328 million people are currently locked down in China, the world’s biggest smartphone market.  Sales were already tumbling in Q1, when they were down 14%. Now the CEO of a top Chinese chipmaker has told investors demand has dropped “like a rock” and shows no sign of recovering.

This is going to come as a major shock to investors in the West, who have wanted to believe sales will always be growing at double-digit rates:

  • Apple, for example, was the world’s most valuable company for several years until Saudi Aramco replaced it last month
  • But it is still priced as if its earnings could grow at 8%/year for the next decade (using the Ben Graham formula)

Clearly, that isn’t going to happen.
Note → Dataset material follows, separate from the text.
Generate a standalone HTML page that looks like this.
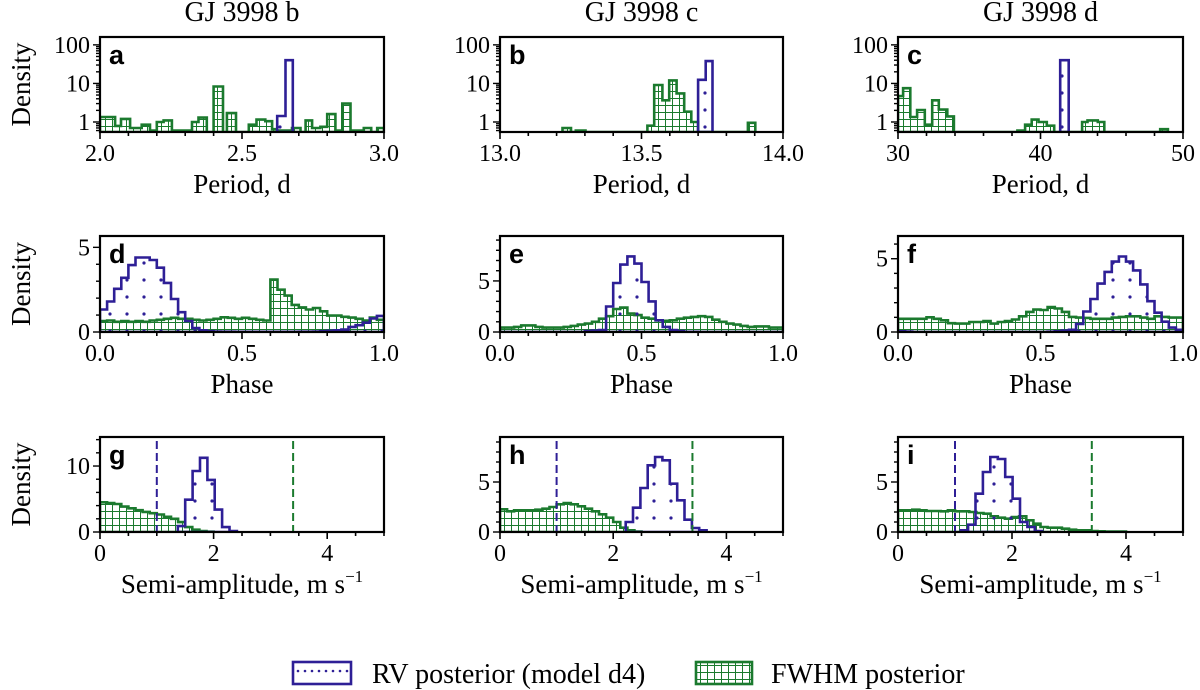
<!DOCTYPE html>
<html><head><meta charset="utf-8"><style>
html,body{margin:0;padding:0;background:#fff;width:1200px;height:690px;overflow:hidden}
svg{display:block;font-family:"Liberation Serif",serif}
</style></head><body>
<svg id="fig" width="1200" height="690" viewBox="0 0 1200 690" xmlns="http://www.w3.org/2000/svg">
<defs>
<pattern id="grid" patternUnits="userSpaceOnUse" width="7" height="7"><rect width="7" height="7" fill="#fff"/><path d="M0 0.5H7M0.5 0V7" stroke="#1b7a2e" stroke-width="1"/></pattern>
<pattern id="dots" patternUnits="userSpaceOnUse" width="17" height="17"><circle cx="8" cy="8" r="1.6" fill="#2e1f96"/></pattern>
<pattern id="ldots" patternUnits="userSpaceOnUse" width="7" height="22"><circle cx="4" cy="11" r="1.3" fill="#2e1f96"/></pattern>
</defs>
</svg>
<script>
const BLUE="#2e1f96", GREEN="#1b7a2e";
// Panel a
const aGreenEdges=[2.000,2.053,2.074,2.106,2.147,2.176,2.200,2.224,2.253,2.324,2.347,2.376,2.400,2.433,2.447,2.479,2.524,2.551,2.582,2.606,2.624,2.676,2.706,2.724,2.747,2.776,2.800,2.829,2.853,2.882,2.929,2.955,2.976,3.000];
const aGreenVals=[1.35,0.79,1.2,0.7,0.85,0.6,1.0,1.1,0.6,1.0,1.3,0,8.3,0,1.7,0,0.85,1.15,1.05,0.65,0.6,0.7,0,1.1,0.7,0.75,1.6,0.6,3.0,0.6,0.7,0,0.7];
const aBlueEdges=[2.624,2.653,2.679];
const aBlueVals=[1.43,40];
// Panel b
const bGreenEdges=[13.221,13.251,13.268,13.302,13.521,13.545,13.574,13.598,13.624,13.651,13.676,13.700,13.876,13.902];
const bGreenVals=[0.7,0,0.6,0,0.8,9.1,3.66,12,5.5,1.85,1.0,0,0.95];
const bBlueEdges=[13.700,13.727,13.751];
const bBlueVals=[12.4,38];
// Panel c
const cGreenEdges=[30,30.36,30.86,31.34,31.88,32.4,32.86,33.46,33.92,38.38,38.92,39.38,39.86,40.44,40.96,42.92,43.3,44.02,44.48,48.4,48.94];
const cGreenVals=[4.7,7.5,1.35,2.05,0.85,3.66,2.1,1.4,0,0.6,0.85,1.15,1.0,0.8,0,1.0,1.1,1.0,0,0.65];
const cBlueEdges=[41.38,41.98];
const cBlueVals=[40];
// Phase panels (bins from 0, width 0.025)
const dBlueVals=[1.33,1.8,2.55,3.2,3.95,4.4,4.4,4.25,3.8,2.9,1.95,1.17,0.65,0.23,0.1,0.05,0.03,0.02,0.02,0.01,0.01,0.01,0.01,0.01,0.01,0.01,0.01,0.01,0.02,0.02,0.03,0.05,0.07,0.1,0.15,0.3,0.4,0.55,0.8,0.95];
const dGreenVals=[0.65,0.68,0.6,0.65,0.6,0.65,0.6,0.68,0.72,0.78,0.84,0.78,0.78,0.72,0.68,0.72,0.78,0.87,0.84,0.78,0.84,0.78,0.72,0.68,3.1,2.5,2.15,1.6,1.45,1.33,1.42,1.22,0.97,0.97,0.9,0.85,0.78,0.68,0.85,0.72];
const eBlueVals=[0,0,0,0,0,0,0,0,0,0,0,0,0.1,0.15,0.2,2.5,4.8,6.6,7.4,6.7,4.9,3.0,1.15,0.5,0.2,0.1,0.02,0.02,0,0,0,0,0,0,0,0,0,0,0,0];
const eGreenVals=[0.43,0.43,0.5,0.65,0.65,0.5,0.43,0.43,0.43,0.5,0.6,0.72,0.82,1.0,1.3,1.55,2.25,2.4,1.8,1.65,1.4,1.3,1.15,1.1,1.15,1.3,1.4,1.48,1.55,1.48,1.2,1.0,0.82,0.72,0.6,0.5,0.55,0.55,0.43,0.43];
const fBlueVals=[0.05,0.03,0,0,0,0,0,0,0,0,0,0,0,0,0,0,0,0,0,0,0,0.02,0.05,0.1,0.15,0.55,1.4,2.25,3.3,4.1,4.8,5.15,4.8,4.2,3.25,2.1,1.32,0.7,0.3,0.15];
const fGreenVals=[0.9,0.9,0.9,0.9,1.0,0.9,0.8,0.6,0.57,0.57,0.68,0.68,0.75,0.57,0.68,0.75,0.85,1.07,1.37,1.53,1.5,1.7,1.6,1.37,1.03,0.98,0.96,0.9,0.9,0.9,0.98,1.03,1.07,1.07,0.98,0.9,1.07,1.03,0.98,0.98];
// Semi-amplitude panels
const gBlueStart=1.37, gBlueWidth=0.13;
const gBlueVals=[0.9,4.9,9.25,11.25,7.9,3.4,0.75,0.15];
const gGreenVals=[4.5,4.4,4.25,3.85,3.6,3.3,3.05,2.85,2.65,2.3,2.0,1.5,0.75,0.35,0.15,0.05];
const hBlueStart=2.22, hBlueWidth=0.13;
const hBlueVals=[1.0,2.43,4.4,6.67,7.5,7.17,4.83,3.17,1.23,0.4,0.17];
const hGreenVals=[2.27,2.07,2.17,2.17,2.17,2.23,2.33,2.5,2.77,2.9,2.77,2.57,2.33,2.07,1.77,1.43,1.0,0.43,0.17,0.05];
const iBlueStart=1.1, iBlueWidth=0.13;
const iBlueVals=[0.17,0.73,3.83,6.0,7.5,7.3,5.5,3.33,1.0,0.5,0.1];
const iGreenVals=[2.17,2.17,2.23,2.17,2.1,2.1,2.07,2.17,2.07,2.07,2.0,1.9,1.83,1.57,1.43,1.33,1.5,1.57,1.17,0.83,0.5,0.43,0.43,0.33,0.23,0.17,0.17,0.1,0.07,0.05,0.05,0.05];
const ampBinWidth=0.125, phaseBinWidth=0.025;
const rvLimit=1.0, fwhmLimit=3.4;
const titles=["GJ 3998 b","GJ 3998 c","GJ 3998 d"];
const letters=["a","b","c","d","e","f","g","h","i"];

const svg=document.getElementById('fig');
const NS="http://www.w3.org/2000/svg";
function el(tag,attrs,parent,text){const e=document.createElementNS(NS,tag);for(const k in attrs)e.setAttribute(k,attrs[k]);if(text!==undefined)e.textContent=text;(parent||svg).appendChild(e);return e;}
function uni(start,w,n){const r=[];for(let i=0;i<=n;i++)r.push(start+i*w);return r;}

const cols=[[100,384],[500,783],[898,1183]];
const rows=[[37,132],[236,332],[437,532]];
const TICK=24, LAB=27;

const panels=[
 {xr:[2,3],yr:[0.55,160],log:true,xt:[2.0,2.5,3.0],xl:["2.0","2.5","3.0"],xm:0.1,yt:[1,10,100],yl:["1","10","100"],h:[[aGreenEdges,aGreenVals,'g'],[aBlueEdges,aBlueVals,'b']]},
 {xr:[13,14],yr:[0.55,160],log:true,xt:[13,13.5,14],xl:["13.0","13.5","14.0"],xm:0.1,yt:[1,10,100],yl:["1","10","100"],h:[[bGreenEdges,bGreenVals,'g'],[bBlueEdges,bBlueVals,'b']]},
 {xr:[30,50],yr:[0.55,160],log:true,xt:[30,40,50],xl:["30","40","50"],xm:2,yt:[1,10,100],yl:["1","10","100"],h:[[cGreenEdges,cGreenVals,'g'],[cBlueEdges,cBlueVals,'b']]},
 {xr:[0,1],yr:[0,5.67],xt:[0,0.5,1],xl:["0.0","0.5","1.0"],xm:0.1,yt:[0,5],yl:["0","5"],ym:1,h:[[uni(0,phaseBinWidth,40),dGreenVals,'g'],[uni(0,phaseBinWidth,40),dBlueVals,'b']]},
 {xr:[0,1],yr:[0,9.4],xt:[0,0.5,1],xl:["0.0","0.5","1.0"],xm:0.1,yt:[0,5],yl:["0","5"],ym:1,h:[[uni(0,phaseBinWidth,40),eGreenVals,'g'],[uni(0,phaseBinWidth,40),eBlueVals,'b']]},
 {xr:[0,1],yr:[0,6.55],xt:[0,0.5,1],xl:["0.0","0.5","1.0"],xm:0.1,yt:[0,5],yl:["0","5"],ym:1,h:[[uni(0,phaseBinWidth,40),fGreenVals,'g'],[uni(0,phaseBinWidth,40),fBlueVals,'b']]},
 {xr:[0,5],yr:[0,14.4],xt:[0,2,4],xl:["0","2","4"],xm:0.5,yt:[0,10],yl:["0","10"],ym:2,dash:true,h:[[uni(0,ampBinWidth,gGreenVals.length),gGreenVals,'g'],[uni(gBlueStart,gBlueWidth,gBlueVals.length),gBlueVals,'b']]},
 {xr:[0,5],yr:[0,9.5],xt:[0,2,4],xl:["0","2","4"],xm:0.5,yt:[0,5],yl:["0","5"],ym:1,dash:true,h:[[uni(0,ampBinWidth,hGreenVals.length),hGreenVals,'g'],[uni(hBlueStart,hBlueWidth,hBlueVals.length),hBlueVals,'b']]},
 {xr:[0,5],yr:[0,9.5],xt:[0,2,4],xl:["0","2","4"],xm:0.5,yt:[0,5],yl:["0","5"],ym:1,dash:true,h:[[uni(0,ampBinWidth,iGreenVals.length),iGreenVals,'g'],[uni(iBlueStart,iBlueWidth,iBlueVals.length),iBlueVals,'b']]},
];
const xTitles=["Period, d","Phase","Semi-amplitude, m s"];

panels.forEach((p,idx)=>{
  const r=Math.floor(idx/3), c=idx%3;
  const [X0,X1]=cols[c], [Y0,Y1]=rows[r];
  const g=el('g',{});
  
  
  const sx=v=>X0+(v-p.xr[0])/(p.xr[1]-p.xr[0])*(X1-X0);
  const sy=v=>{ if(p.log){ if(v<=p.yr[0]) return Y1; const l0=Math.log10(p.yr[0]),l1=Math.log10(p.yr[1]); return Y1-(Math.log10(v)-l0)/(l1-l0)*(Y1-Y0);} return Y1-(v-p.yr[0])/(p.yr[1]-p.yr[0])*(Y1-Y0); };
  const clip=el('clipPath',{id:'clip'+idx},g); el('rect',{x:X0,y:Y0,width:X1-X0,height:Y1-Y0},clip);
  const hg=el('g',{'clip-path':'url(#clip'+idx+')'},g);
  p.h.forEach(([edges,vals,col])=>{
    let d='M'+sx(edges[0]).toFixed(1)+' '+Y1;
    for(let i=0;i<vals.length;i++){const y=sy(vals[i]).toFixed(1);d+=' L'+sx(edges[i]).toFixed(1)+' '+y+' L'+sx(edges[i+1]).toFixed(1)+' '+y;}
    d+=' L'+sx(edges[edges.length-1]).toFixed(1)+' '+Y1+' Z';
    const path=el('path',{d:d,fill:col==='g'?'url(#grid)':'url(#dots)',stroke:col==='g'?GREEN:BLUE,'stroke-width':2.6,'stroke-linejoin':'miter'},hg);
    
    
  });
  if(p.dash){
    [[rvLimit,BLUE,'rv-threshold-line'],[fwhmLimit,GREEN,'fwhm-threshold-line']].forEach(([v,colr,nm])=>{
      const ln=el('line',{x1:sx(v),x2:sx(v),y1:Y0+4,y2:Y1,stroke:colr,'stroke-width':2,'stroke-dasharray':'8,4'},hg);
      
      
    });
  }
  el('rect',{x:X0,y:Y0,width:X1-X0,height:Y1-Y0,fill:'none',stroke:'#000','stroke-width':2.2},g);
  for(let v=p.xr[0];v<=p.xr[1]+1e-9;v+=p.xm){const x=sx(v);const maj=p.xt.some(t=>Math.abs(t-v)<1e-6);el('line',{x1:x,x2:x,y1:Y1,y2:Y1+(maj?7:4),stroke:'#000','stroke-width':1.6},g);}
  p.xt.forEach((v,i)=>{const t=el('text',{x:sx(v),y:Y1+29,'text-anchor':'middle','font-size':TICK},g,p.xl[i]);});
  if(p.log){
    for(let dec=0.1;dec<=100;dec*=10){for(let m=1;m<10;m++){const v=dec*m;if(v<p.yr[0]||v>p.yr[1])continue;const y=sy(v);el('line',{x1:X0,x2:X0-(m===1?7:4),y1:y,y2:y,stroke:'#000','stroke-width':1.4},g);}}
  } else {
    for(let v=0;v<=p.yr[1]+1e-9;v+=p.ym){const y=sy(v);const maj=p.yt.some(t=>Math.abs(t-v)<1e-6);el('line',{x1:X0,x2:X0-(maj?7:4),y1:y,y2:y,stroke:'#000','stroke-width':1.4},g);}
  }
  p.yt.forEach((v,i)=>{const t=el('text',{x:X0-10,y:sy(v)+8,'text-anchor':'end','font-size':TICK},g,p.yl[i]);});
  const L=el('text',{x:X0+9,y:Y0+27,'font-size':27,'font-weight':'bold','font-family':'Liberation Sans, sans-serif'},g,letters[idx]);
  
  
  const xt=el('text',{x:(X0+X1)/2,y:Y1+61,'text-anchor':'middle','font-size':LAB},g,xTitles[r]);
  
  
  if(r===2){el('tspan',{'font-size':17,dy:-11},xt,'\u22121');}
  if(c===0){
    const yt=el('text',{x:0,y:0,'text-anchor':'middle','font-size':LAB,transform:'translate(30,'+((Y0+Y1)/2)+') rotate(-90)'},g,'Density');
    
    
  }
  if(r===0){
    const tt=el('text',{x:(X0+X1)/2,y:21,'text-anchor':'middle','font-size':28},g,titles[c]);
    
    
  }
});
const lg=el('g',{});


const lb=el('rect',{x:293,y:662,width:58,height:22,fill:'url(#ldots)',stroke:BLUE,'stroke-width':2.6},lg);


const lt1=el('text',{x:372,y:683,'font-size':28},lg,'RV posterior (model d4)');


const lgr=el('rect',{x:696,y:662,width:56,height:22,fill:'url(#grid)',stroke:GREEN,'stroke-width':2.6},lg);


const lt2=el('text',{x:771,y:683,'font-size':28},lg,'FWHM posterior');


</script>
</body></html>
But don’t mention it to investors on Wall Street.

They have finally given up on the meme stocks popular during the US lockdowns like Robinhood (down 85% since August). But they are still in love with the FAANG+ stocks, even though these have also started to tumble.

The issue is that central banks have finally had to refocus on their true role, dealing with inflation. It was 8.3% in the USA last month, and likely to keep rising as the dramatic rises in fertiliser prices (up from $200/t in Q3 2020 to $1600/t) feed through into food prices.
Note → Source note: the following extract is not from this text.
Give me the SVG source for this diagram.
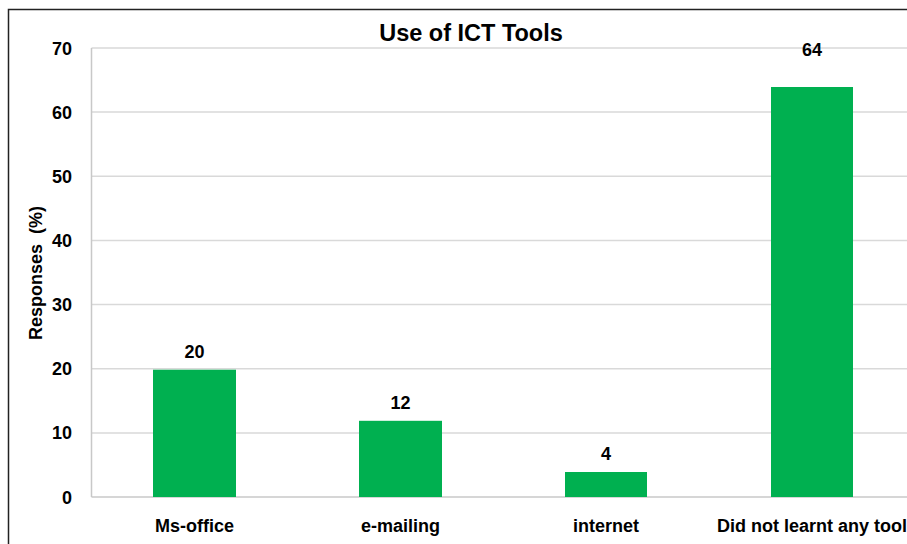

In turn, they have given up on the so-called ‘Greenspan put’ and ‘Bernanke Theory’ that effectively claimed:

What is good for financial assets is good for the economy”

Investors stopped worrying about company performance. Instead, they became momentum traders, following the crowd into the most popular stocks:

  • If they wanted outsize returns, all they had to do was to wait for markets to slow
  • They could then happily ‘buy on the dips’ as the Fed pumped in more stimulus to support prices

But now those days are over. Fed Chair Jay Powell had to ‘take the pledge’  to focus on inflation in order to get re-appointed last week. And so investors are going to have to relearn the fundamental skills of company analysis, if they want to make money in stock markets.
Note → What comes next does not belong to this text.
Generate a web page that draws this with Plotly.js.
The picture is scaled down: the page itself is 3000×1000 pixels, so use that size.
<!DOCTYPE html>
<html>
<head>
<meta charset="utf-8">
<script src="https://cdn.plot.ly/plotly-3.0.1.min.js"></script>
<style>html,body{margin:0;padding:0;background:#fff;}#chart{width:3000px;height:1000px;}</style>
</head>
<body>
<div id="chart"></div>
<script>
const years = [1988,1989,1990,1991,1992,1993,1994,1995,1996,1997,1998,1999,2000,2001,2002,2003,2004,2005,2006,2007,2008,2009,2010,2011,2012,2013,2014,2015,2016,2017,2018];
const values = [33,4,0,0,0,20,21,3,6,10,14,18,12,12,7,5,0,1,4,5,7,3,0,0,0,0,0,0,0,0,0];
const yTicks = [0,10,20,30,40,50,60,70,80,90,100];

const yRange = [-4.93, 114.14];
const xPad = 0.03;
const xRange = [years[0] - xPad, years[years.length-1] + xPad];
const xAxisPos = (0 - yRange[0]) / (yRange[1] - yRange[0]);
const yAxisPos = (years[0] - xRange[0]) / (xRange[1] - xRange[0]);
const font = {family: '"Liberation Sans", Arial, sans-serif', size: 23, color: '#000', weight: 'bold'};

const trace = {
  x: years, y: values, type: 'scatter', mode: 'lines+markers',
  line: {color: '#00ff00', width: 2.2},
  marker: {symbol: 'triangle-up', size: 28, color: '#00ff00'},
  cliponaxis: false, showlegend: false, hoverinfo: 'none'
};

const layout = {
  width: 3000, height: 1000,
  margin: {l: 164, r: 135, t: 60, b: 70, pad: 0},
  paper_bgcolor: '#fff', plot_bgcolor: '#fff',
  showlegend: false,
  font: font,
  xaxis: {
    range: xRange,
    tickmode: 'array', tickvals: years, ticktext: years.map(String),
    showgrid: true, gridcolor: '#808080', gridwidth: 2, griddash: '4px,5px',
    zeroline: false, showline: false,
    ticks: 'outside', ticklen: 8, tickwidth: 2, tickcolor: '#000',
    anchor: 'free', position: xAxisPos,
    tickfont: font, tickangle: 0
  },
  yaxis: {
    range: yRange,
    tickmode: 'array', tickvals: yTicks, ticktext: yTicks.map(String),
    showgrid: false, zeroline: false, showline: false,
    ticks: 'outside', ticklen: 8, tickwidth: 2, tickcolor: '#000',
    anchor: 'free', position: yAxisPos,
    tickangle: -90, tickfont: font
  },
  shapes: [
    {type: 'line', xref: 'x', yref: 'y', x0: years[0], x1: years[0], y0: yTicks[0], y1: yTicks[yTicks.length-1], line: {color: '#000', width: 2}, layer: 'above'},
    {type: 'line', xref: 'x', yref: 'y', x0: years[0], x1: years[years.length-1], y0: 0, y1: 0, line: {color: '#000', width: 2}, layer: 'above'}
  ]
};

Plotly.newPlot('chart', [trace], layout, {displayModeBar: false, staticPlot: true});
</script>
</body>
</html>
As the chart shows, the smartphone market is unlikely to provide a happy hunting ground. It actually peaked in 2017 with annual sales of 1.55bn. And it was down 12% by Q1 this year, even before the warnings that sales would likely drop 200m by the end of the year.

MARKETS ARE POLARISING BETWEEN HIGH VALUE AND LOW COST

The second chart shows the problem that investors face. Apple’s sales have been fairly steady over the past decade, averaging around 15% of the market. And its position was protected until recently by Samsung as the market leader. It produced lower-quality phones at a mid-market price, allowing Apple to focus on the premium market.

But now Samsung’s market share has fallen from 1/3rd of the market to around 20%. And the quality of the low-cost producers in China such as Xiaomi, OPPO and Vivo has been improving all the time. This means the market has become much more competitive.

Already Apple has had to start cannibalising its own market by selling older iPhones at mid-market prices. And it faces increasing threats to its highly lucrative App Store commissions as regulators probe whether it violates competition rules.

The market downturn couldn’t have come at a worse time for Apple. It was already facing major supply chain chaos in Q2. And now it has to face a major decline in the smartphone market itself. Inevitably this will lead to a brutal battle for market share as companies struggle to survive.